An Example: Paul's Challenge

Paul has been recently promoted to a customer manager position in a mobile telecommunications company, and has to take care of understanding why the company customers stay or quit the company.

How to do it?

Data access, data integration

Paul decides that he will base his decisions almost exclusively on the data that the company has about its customers. Consequently, he will have to understand the available data, filter it and process it for the purpose of understanding his customers' behaviours and preventing them from moving to another mobile phone operator.

Fortunately, the data he needs is available in the company's databases, including information about users, types of tariffs, call records, contracted services, etc. Some of these databases are quite large and in some of them the information is messy. There's also a large amount of information that isn't relevant to Paul's immediate concerns, so he will need to filter them, selecting the most appropriate attributes, generating appropriate summaries, and applying adequate data mining algorithms for this purpose. This has to be done in an iterative way, where the filters and the algorithms applied will be changed and adapted according to Paul's changing needs.

Adaptation to multiple sources

Several months later, Paul's company merges with another one, with similar types of information about their users, some of them probably overlapping. The two companies' sets of databases are, of coure, different - in organisation, detail, quality, size - in all possible ways. The complexity of running Paul's data analysis algorithms suddenly increases and, given the larger number of records that these algorithms have to deal with now, their performance slows.

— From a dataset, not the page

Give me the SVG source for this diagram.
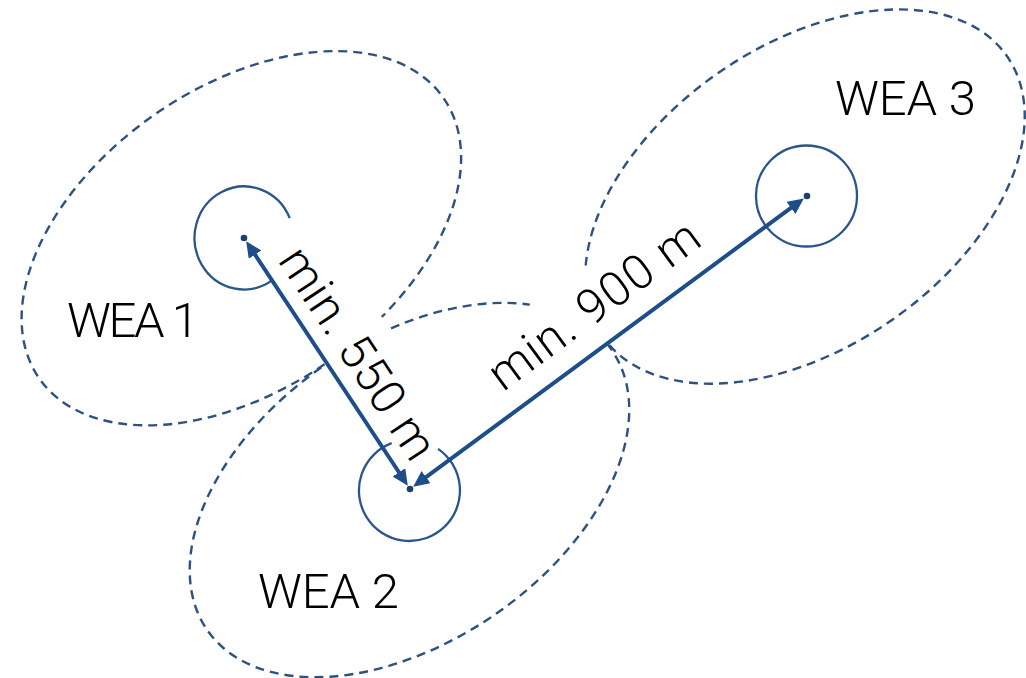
<svg xmlns="http://www.w3.org/2000/svg" width="1026" height="678" viewBox="0 0 1026 678">
  <style>
    .zone { fill: none; stroke: #2d5282; stroke-width: 2.4; stroke-dasharray: 9 6; }
    .ring { fill: none; stroke: #2b568b; stroke-width: 2.3; }
    .dot { fill: #1d3f6e; }
    .arrow { fill: none; stroke: #1e4e8a; stroke-width: 4; marker-start: url(#head); marker-end: url(#head); }
    .label { font-family: Roboto, "Liberation Sans", sans-serif; font-weight: 300; font-size: 49px; fill: #000; }
    .dist { font-family: Roboto, "Liberation Sans", sans-serif; font-weight: 300; font-size: 48px; fill: #000; text-anchor: middle; }
  </style>
  <defs>
    <marker id="head" viewBox="0 0 16 15" markerWidth="16" markerHeight="15" refX="8" refY="7.5" markerUnits="userSpaceOnUse" orient="auto-start-reverse">
      <path d="M0,0 L16,7.5 L0,15 z" fill="#1e4e8a"/>
    </marker>
  </defs>
  <rect width="1026" height="678" fill="#fff"/>

  <g id="wea1">
    <path class="zone" d="M324.5,364.3 A246,151 -34.7 1 1 381.8,316.9"/>
    <path class="ring" d="M289.7,218.1 A49.5,51.5 0 1 0 272.7,279.9"/>
    <circle class="dot" cx="244" cy="238" r="3.3"/>
    <text class="label" x="67" y="337" textLength="132" lengthAdjust="spacing">WEA 1</text>
  </g>

  <g id="wea2">
    <path class="zone" d="M391.0,328.3 A246,151 -34.7 0 1 529.8,304.6"/>
    <path class="zone" d="M606.6,343.3 A246,151 -34.7 1 1 325.0,364.9"/>
    <path class="ring" d="M438.1,448.9 A50.5,50.5 0 1 1 391.7,443.2"/>
    <circle class="dot" cx="410" cy="489" r="3.3"/>
    <text class="label" x="258" y="608" textLength="141" lengthAdjust="spacing">WEA 2</text>
  </g>

  <g id="wea3">
    <path class="zone" d="M585.7,265.5 A246,151 -34.7 1 1 607.5,342.9"/>
    <circle class="ring" cx="806.5" cy="196" r="50.5"/>
    <circle class="dot" cx="807" cy="196" r="3.3"/>
    <text class="label" x="835" y="115" textLength="141" lengthAdjust="spacing">WEA 3</text>
  </g>

  <g id="connectors">
    <line class="arrow" x1="250.6" y1="248.0" x2="403.4" y2="479.0"/>
    <line class="arrow" x1="419.6" y1="481.9" x2="797.4" y2="203.2"/>
    <text class="dist" transform="translate(344.5,362.2) rotate(56.52)" x="0" y="0" textLength="244" lengthAdjust="spacing">min. 550 m</text>
    <text class="dist" transform="translate(603.5,318.1) rotate(-36.43)" x="0" y="0" textLength="250" lengthAdjust="spacing">min. 900 m</text>
  </g>
</svg>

Integrating public data sources for business advantage

On top of this, Paul wants to go beyond the current state of the art in many mobile phone companies, and is considering the possibility of trying to connect mobile phone customer records available in the company databases with information from the social networks of each customer and the relationships between the calls that they make to each other. This would allow the company to offer special deals for groups of people (e.g., very cheap calls among all the members of a group).

Paul needs ADMIRE.

A Structured Approach to Data Analytics

By taking a structured and methodical approach, Paul can solve his business problems in a way that can grow and change easily as his requirements and environment change.

By thinking in terms of data processing elements connected together into data workflows Paul can build a solution which is not only reusable but is easily adaptable to new data.

Beginning with the hypothesis that the business intelligence to identify customers likely to leave (to "churn") is contained somewhere within the Tariffs and Communication databases, Paul develops his first solution.

Now, to deal with the company merger, Paul must extend his solution. He must also manage the fact that the "new" company stored its call data in two sources, a "calls out" database and a "calls in" database.

However, his structured approach has payed off, and his new solution isn't so very far away from a simple splicing of two copies of his old one.

Through the application of structured design methods for data-intensive analytics, Paul has developed a powerful predictive engine that can be deployed in a live environment to predict patterns of churn for customers from both sides of the merged company.

The ADMIRE advantage

ADMIRE advocates just this approach to data analytics, and provides powerful language, description and enactment tools to implement the necessary framework to provide Paul and others like him with a means to manage the complexity of modern data analysis.